GOAL :: Reproduce the records below exactly, leaving out any pictures.

........

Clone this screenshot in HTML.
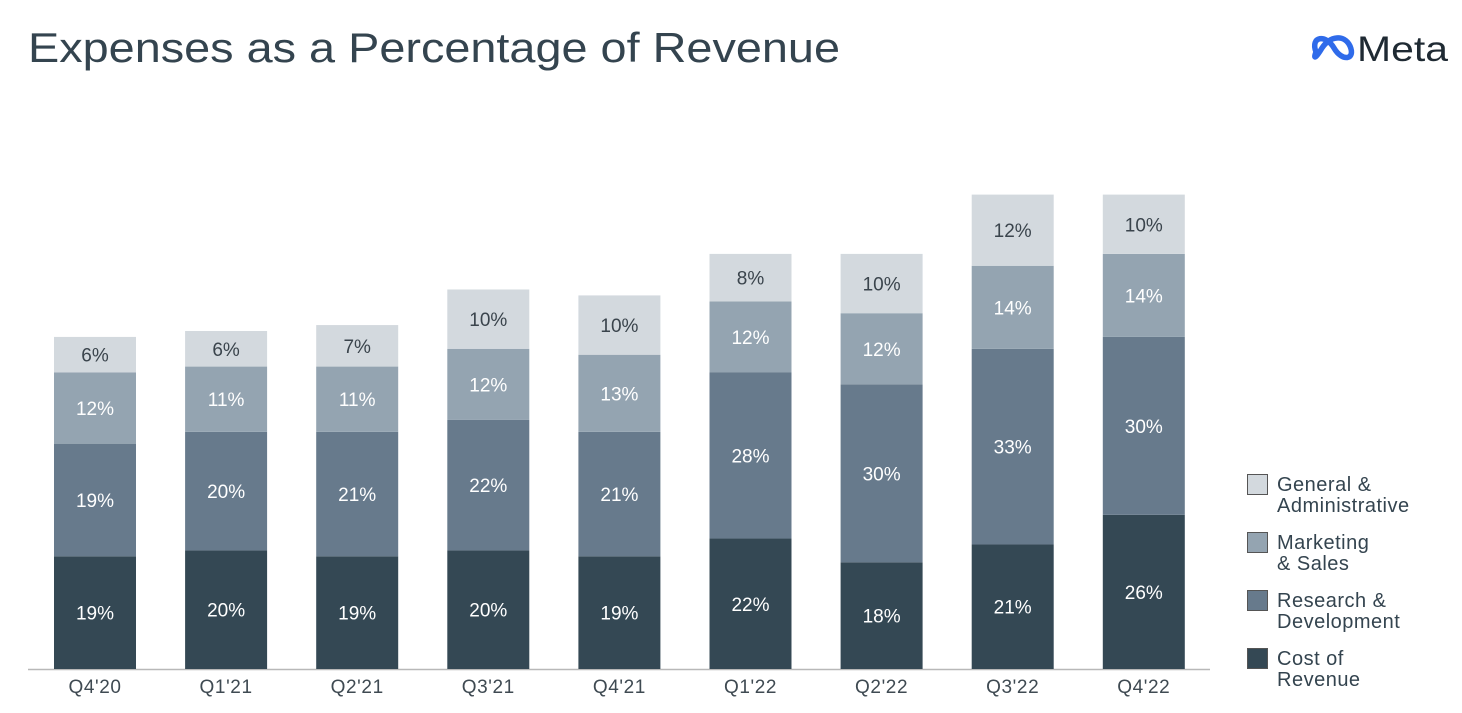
<!DOCTYPE html>
<html><head><meta charset="utf-8"><style>
body{margin:0;background:#fff;}
svg{display:block;font-family:"Liberation Sans",sans-serif;}
</style></head><body>
<svg id="chart" width="1462" height="713" viewBox="0 0 1462 713">
<text x="28" y="62" font-size="42" fill="#34444f" textLength="812" lengthAdjust="spacingAndGlyphs">Expenses as a Percentage of Revenue</text>
<g>
<path d="M1316,52 C1310,36 1326,34 1334,48 C1342,62 1356,60 1350,46 C1344,34 1330,36 1322,48 C1316,58 1313,60 1316,52 Z" fill="none" stroke="#2f6bea" stroke-width="5.5"/>
<text x="1357" y="61" font-size="35" fill="#1f2a33" textLength="91" lengthAdjust="spacingAndGlyphs">Meta</text>
</g>
<line x1="28" y1="669.5" x2="1210" y2="669.5" stroke="#b8b8b8" stroke-width="1.5"/>
<g id="bars"></g>
<g id="legend"></g>
</svg>
<script>
const categories=["Q4'20","Q1'21","Q2'21","Q3'21","Q4'21","Q1'22","Q2'22","Q3'22","Q4'22"];
const costOfRevenue=[19,20,19,20,19,22,18,21,26];
const researchDev=[19,20,21,22,21,28,30,33,30];
const marketingSales=[12,11,11,12,13,12,12,14,14];
const generalAdmin=[6,6,7,10,10,8,10,12,10];
const series=[
 {name:"cost-of-revenue",vals:costOfRevenue,color:"#344854",text:"#fff",label:["Cost of","Revenue"]},
 {name:"research-development",vals:researchDev,color:"#677a8c",text:"#fff",label:["Research &","Development"]},
 {name:"marketing-sales",vals:marketingSales,color:"#94a4b1",text:"#fff",label:["Marketing","& Sales"]},
 {name:"general-admin",vals:generalAdmin,color:"#d3d9de",text:"#3a444c",label:["General &","Administrative"]}
];
const NS="http://www.w3.org/2000/svg";
const base=669, pxPer=5.93, x0=95, step=131.1, bw=82;
const yScale=v=>base-v*pxPer;
const xScale=i=>x0+i*step;
const g=document.getElementById('bars');
categories.forEach((c,i)=>{
  let acc=0;
  series.forEach(s=>{
    const v=s.vals[i];
    const y1=yScale(acc+v), y0=yScale(acc);
    const r=document.createElementNS(NS,'rect');
    r.setAttribute('x',xScale(i)-bw/2);r.setAttribute('y',y1);
    r.setAttribute('width',bw);r.setAttribute('height',y0-y1);
    r.setAttribute('fill',s.color);
    
    
    g.appendChild(r);
    const t=document.createElementNS(NS,'text');
    t.setAttribute('x',xScale(i));t.setAttribute('y',(y0+y1)/2+7);
    t.setAttribute('text-anchor','middle');t.setAttribute('font-size','19');
    t.setAttribute('fill',s.text);t.textContent=v+'%';
    
    
    g.appendChild(t);
    acc+=v;
  });
  const l=document.createElementNS(NS,'text');
  l.setAttribute('x',xScale(i));l.setAttribute('y',693);
  l.setAttribute('text-anchor','middle');l.setAttribute('font-size','19');
  l.setAttribute('letter-spacing','0.6');
  l.setAttribute('fill','#3f4a52');l.textContent=c;
  
  
  g.appendChild(l);
});
const lg=document.getElementById('legend');
[...series].reverse().forEach((s,k)=>{
  const y=474+k*58;
  const r=document.createElementNS(NS,'rect');
  r.setAttribute('x',1247.5);r.setAttribute('y',y+0.5);r.setAttribute('width',20);r.setAttribute('height',20);
  r.setAttribute('fill',s.color);r.setAttribute('stroke','#555');r.setAttribute('stroke-width','1');
  
  
  lg.appendChild(r);
  s.label.forEach((ln,j)=>{
    const t=document.createElementNS(NS,'text');
    t.setAttribute('x',1277);t.setAttribute('y',y+17+j*21);
    t.setAttribute('font-size','20');t.setAttribute('fill','#34444f');
    t.setAttribute('letter-spacing','0.5');
    t.textContent=ln;
    
    
    lg.appendChild(t);
  });
});
</script>
</body></html>
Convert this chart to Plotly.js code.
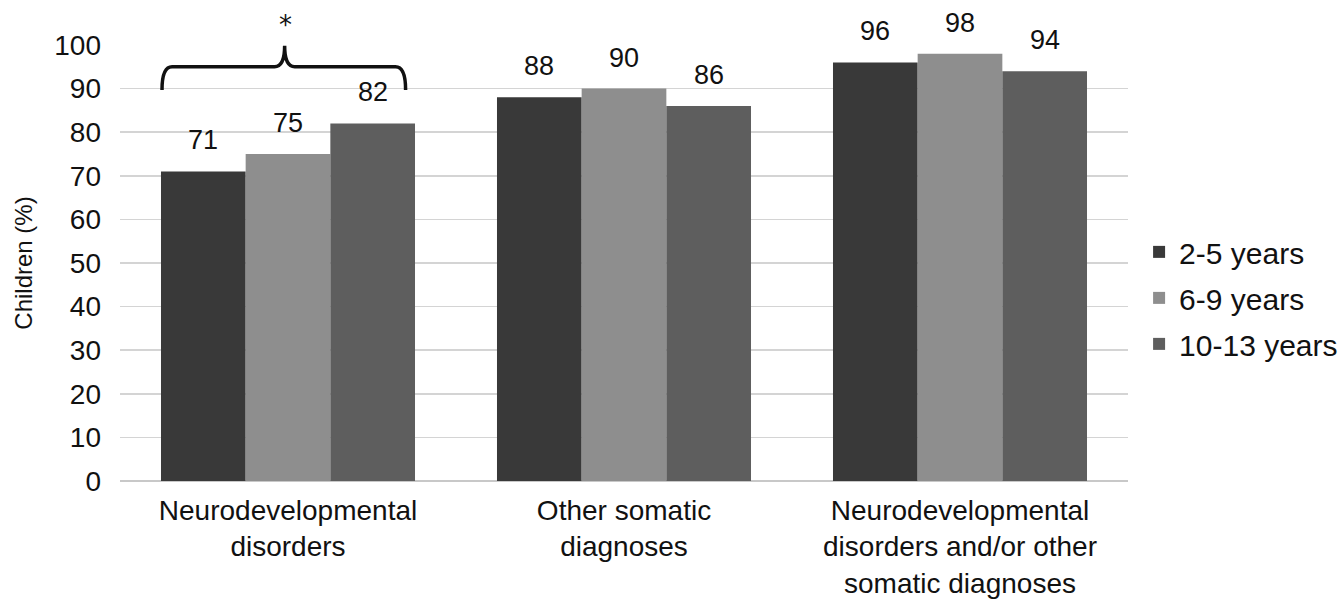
<!DOCTYPE html>
<html>
<head>
<meta charset="utf-8">
<script src="https://cdn.plot.ly/plotly-3.0.1.min.js"></script>
<style>html,body{margin:0;padding:0;background:#fff;}#chart{width:1343px;height:604px;}</style>
</head>
<body>
<div id="chart"></div>
<script>
const categories = [
  "Neurodevelopmental<br>disorders",
  "Other somatic<br>diagnoses",
  "Neurodevelopmental<br>disorders and/or other<br>somatic diagnoses"
];
const seriesNames = ["2-5 years", "6-9 years", "10-13 years"];
const age2to5 = [71, 88, 96];
const age6to9 = [75, 90, 98];
const age10to13 = [82, 86, 94];
const seriesValues = [age2to5, age6to9, age10to13];
const seriesColors = ["#393939", "#8e8e8e", "#5e5e5e"];
const yTicks = [0, 10, 20, 30, 40, 50, 60, 70, 80, 90, 100];

const FONT = "Liberation Sans, Arial, sans-serif";
const bargap = 0.244;
const plotW = 1343 - 120 - 215;
const barW = plotW / categories.length * (1 - bargap) / seriesNames.length;

const traces = seriesNames.map((name, j) => ({
  type: "bar",
  name: name,
  legendgroup: "g" + j,
  x: categories,
  y: seriesValues[j],
  marker: { color: seriesColors[j], line: { width: 0 } },
  hoverinfo: "skip"
}));

const annotations = [];
seriesValues.forEach((vals, j) => {
  vals.forEach((v, i) => {
    annotations.push({
      x: categories[i], y: v, xref: "x", yref: "y",
      text: String(v), showarrow: false,
      xanchor: "center", yanchor: "bottom",
      xshift: (j - 1) * barW, yshift: 14,
      font: { family: FONT, size: 27, color: "#111" }
    });
  });
});
annotations.push({
  x: 0, y: 100, xref: "x", yref: "y", text: "*", showarrow: false,
  xanchor: "center", yanchor: "bottom", xshift: -3, yshift: 3,
  font: { family: "DejaVu Sans, " + FONT, size: 26, color: "#111" }
});

const bx0 = -0.375, bx1 = 0.35, bxc = -0.01;
const bracketPath =
  `M ${bx0},89.7 Q ${bx0},95 ${bx0 + 0.03},95 L ${bxc - 0.03},95 Q ${bxc},95 ${bxc},99.8 ` +
  `Q ${bxc},95 ${bxc + 0.03},95 L ${bx1 - 0.03},95 Q ${bx1},95 ${bx1},89.7`;

const layout = {
  width: 1343, height: 604,
  paper_bgcolor: "#fff", plot_bgcolor: "#fff",
  margin: { l: 120, r: 215, t: 45, b: 123, autoexpand: false },
  barmode: "group", bargap: bargap, bargroupgap: 0,
  font: { family: FONT, color: "#111" },
  xaxis: {
    type: "category",
    tickfont: { family: FONT, size: 28, color: "#111" },
    showline: false, ticks: "", showgrid: false,
    ticklabelstandoff: 10
  },
  yaxis: {
    range: [0, 100], tickvals: yTicks, ticktext: yTicks.map(String),
    tickfont: { family: FONT, size: 28, color: "#111" },
    showgrid: true, gridcolor: "#d4d4d4", gridwidth: 1.5,
    zeroline: true, zerolinecolor: "#c8c8c8", zerolinewidth: 1.5,
    ticks: "", ticklabelstandoff: 18,
    title: { text: "Children (%)", font: { family: FONT, size: 24, color: "#111" }, standoff: 14 }
  },
  legend: {
    x: 1.011, xanchor: "left", y: 0.42, yanchor: "middle",
    font: { family: FONT, size: 30, color: "#111" },
    tracegroupgap: 4, traceorder: "grouped", itemwidth: 30
  },
  shapes: [{
    type: "path", xref: "x", yref: "y", path: bracketPath,
    line: { color: "#111", width: 3.5 }
  }],
  annotations: annotations
};

Plotly.newPlot("chart", traces, layout, { displayModeBar: false, staticPlot: true });
</script>
</body>
</html>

........

TASK SOLUTION ::
Clone this screenshot in HTML.
<!DOCTYPE html>
<html><head><meta charset="utf-8"><style>
body{margin:0;background:#fff;}
svg{display:block;font-family:"Liberation Sans",sans-serif;}
</style></head><body>
<svg id="chart" width="1462" height="713" viewBox="0 0 1462 713">
<text x="28" y="62" font-size="42" fill="#34444f" textLength="812" lengthAdjust="spacingAndGlyphs">Expenses as a Percentage of Revenue</text>
<g>
<path d="M1316,52 C1310,36 1326,34 1334,48 C1342,62 1356,60 1350,46 C1344,34 1330,36 1322,48 C1316,58 1313,60 1316,52 Z" fill="none" stroke="#2f6bea" stroke-width="5.5"/>
<text x="1357" y="61" font-size="35" fill="#1f2a33" textLength="91" lengthAdjust="spacingAndGlyphs">Meta</text>
</g>
<line x1="28" y1="669.5" x2="1210" y2="669.5" stroke="#b8b8b8" stroke-width="1.5"/>
<g id="bars"></g>
<g id="legend"></g>
</svg>
<script>
const categories=["Q4'20","Q1'21","Q2'21","Q3'21","Q4'21","Q1'22","Q2'22","Q3'22","Q4'22"];
const costOfRevenue=[19,20,19,20,19,22,18,21,26];
const researchDev=[19,20,21,22,21,28,30,33,30];
const marketingSales=[12,11,11,12,13,12,12,14,14];
const generalAdmin=[6,6,7,10,10,8,10,12,10];
const series=[
 {name:"cost-of-revenue",vals:costOfRevenue,color:"#344854",text:"#fff",label:["Cost of","Revenue"]},
 {name:"research-development",vals:researchDev,color:"#677a8c",text:"#fff",label:["Research &","Development"]},
 {name:"marketing-sales",vals:marketingSales,color:"#94a4b1",text:"#fff",label:["Marketing","& Sales"]},
 {name:"general-admin",vals:generalAdmin,color:"#d3d9de",text:"#3a444c",label:["General &","Administrative"]}
];
const NS="http://www.w3.org/2000/svg";
const base=669, pxPer=5.93, x0=95, step=131.1, bw=82;
const yScale=v=>base-v*pxPer;
const xScale=i=>x0+i*step;
const g=document.getElementById('bars');
categories.forEach((c,i)=>{
  let acc=0;
  series.forEach(s=>{
    const v=s.vals[i];
    const y1=yScale(acc+v), y0=yScale(acc);
    const r=document.createElementNS(NS,'rect');
    r.setAttribute('x',xScale(i)-bw/2);r.setAttribute('y',y1);
    r.setAttribute('width',bw);r.setAttribute('height',y0-y1);
    r.setAttribute('fill',s.color);
    
    
    g.appendChild(r);
    const t=document.createElementNS(NS,'text');
    t.setAttribute('x',xScale(i));t.setAttribute('y',(y0+y1)/2+7);
    t.setAttribute('text-anchor','middle');t.setAttribute('font-size','19');
    t.setAttribute('fill',s.text);t.textContent=v+'%';
    
    
    g.appendChild(t);
    acc+=v;
  });
  const l=document.createElementNS(NS,'text');
  l.setAttribute('x',xScale(i));l.setAttribute('y',693);
  l.setAttribute('text-anchor','middle');l.setAttribute('font-size','19');
  l.setAttribute('letter-spacing','0.6');
  l.setAttribute('fill','#3f4a52');l.textContent=c;
  
  
  g.appendChild(l);
});
const lg=document.getElementById('legend');
[...series].reverse().forEach((s,k)=>{
  const y=474+k*58;
  const r=document.createElementNS(NS,'rect');
  r.setAttribute('x',1247.5);r.setAttribute('y',y+0.5);r.setAttribute('width',20);r.setAttribute('height',20);
  r.setAttribute('fill',s.color);r.setAttribute('stroke','#555');r.setAttribute('stroke-width','1');
  
  
  lg.appendChild(r);
  s.label.forEach((ln,j)=>{
    const t=document.createElementNS(NS,'text');
    t.setAttribute('x',1277);t.setAttribute('y',y+17+j*21);
    t.setAttribute('font-size','20');t.setAttribute('fill','#34444f');
    t.setAttribute('letter-spacing','0.5');
    t.textContent=ln;
    
    
    lg.appendChild(t);
  });
});
</script>
</body></html>
Convert this chart to Plotly.js code.
<!DOCTYPE html>
<html>
<head>
<meta charset="utf-8">
<script src="https://cdn.plot.ly/plotly-3.0.1.min.js"></script>
<style>html,body{margin:0;padding:0;background:#fff;}#chart{width:1343px;height:604px;}</style>
</head>
<body>
<div id="chart"></div>
<script>
const categories = [
  "Neurodevelopmental<br>disorders",
  "Other somatic<br>diagnoses",
  "Neurodevelopmental<br>disorders and/or other<br>somatic diagnoses"
];
const seriesNames = ["2-5 years", "6-9 years", "10-13 years"];
const age2to5 = [71, 88, 96];
const age6to9 = [75, 90, 98];
const age10to13 = [82, 86, 94];
const seriesValues = [age2to5, age6to9, age10to13];
const seriesColors = ["#393939", "#8e8e8e", "#5e5e5e"];
const yTicks = [0, 10, 20, 30, 40, 50, 60, 70, 80, 90, 100];

const FONT = "Liberation Sans, Arial, sans-serif";
const bargap = 0.244;
const plotW = 1343 - 120 - 215;
const barW = plotW / categories.length * (1 - bargap) / seriesNames.length;

const traces = seriesNames.map((name, j) => ({
  type: "bar",
  name: name,
  legendgroup: "g" + j,
  x: categories,
  y: seriesValues[j],
  marker: { color: seriesColors[j], line: { width: 0 } },
  hoverinfo: "skip"
}));

const annotations = [];
seriesValues.forEach((vals, j) => {
  vals.forEach((v, i) => {
    annotations.push({
      x: categories[i], y: v, xref: "x", yref: "y",
      text: String(v), showarrow: false,
      xanchor: "center", yanchor: "bottom",
      xshift: (j - 1) * barW, yshift: 14,
      font: { family: FONT, size: 27, color: "#111" }
    });
  });
});
annotations.push({
  x: 0, y: 100, xref: "x", yref: "y", text: "*", showarrow: false,
  xanchor: "center", yanchor: "bottom", xshift: -3, yshift: 3,
  font: { family: "DejaVu Sans, " + FONT, size: 26, color: "#111" }
});

const bx0 = -0.375, bx1 = 0.35, bxc = -0.01;
const bracketPath =
  `M ${bx0},89.7 Q ${bx0},95 ${bx0 + 0.03},95 L ${bxc - 0.03},95 Q ${bxc},95 ${bxc},99.8 ` +
  `Q ${bxc},95 ${bxc + 0.03},95 L ${bx1 - 0.03},95 Q ${bx1},95 ${bx1},89.7`;

const layout = {
  width: 1343, height: 604,
  paper_bgcolor: "#fff", plot_bgcolor: "#fff",
  margin: { l: 120, r: 215, t: 45, b: 123, autoexpand: false },
  barmode: "group", bargap: bargap, bargroupgap: 0,
  font: { family: FONT, color: "#111" },
  xaxis: {
    type: "category",
    tickfont: { family: FONT, size: 28, color: "#111" },
    showline: false, ticks: "", showgrid: false,
    ticklabelstandoff: 10
  },
  yaxis: {
    range: [0, 100], tickvals: yTicks, ticktext: yTicks.map(String),
    tickfont: { family: FONT, size: 28, color: "#111" },
    showgrid: true, gridcolor: "#d4d4d4", gridwidth: 1.5,
    zeroline: true, zerolinecolor: "#c8c8c8", zerolinewidth: 1.5,
    ticks: "", ticklabelstandoff: 18,
    title: { text: "Children (%)", font: { family: FONT, size: 24, color: "#111" }, standoff: 14 }
  },
  legend: {
    x: 1.011, xanchor: "left", y: 0.42, yanchor: "middle",
    font: { family: FONT, size: 30, color: "#111" },
    tracegroupgap: 4, traceorder: "grouped", itemwidth: 30
  },
  shapes: [{
    type: "path", xref: "x", yref: "y", path: bracketPath,
    line: { color: "#111", width: 3.5 }
  }],
  annotations: annotations
};

Plotly.newPlot("chart", traces, layout, { displayModeBar: false, staticPlot: true });
</script>
</body>
</html>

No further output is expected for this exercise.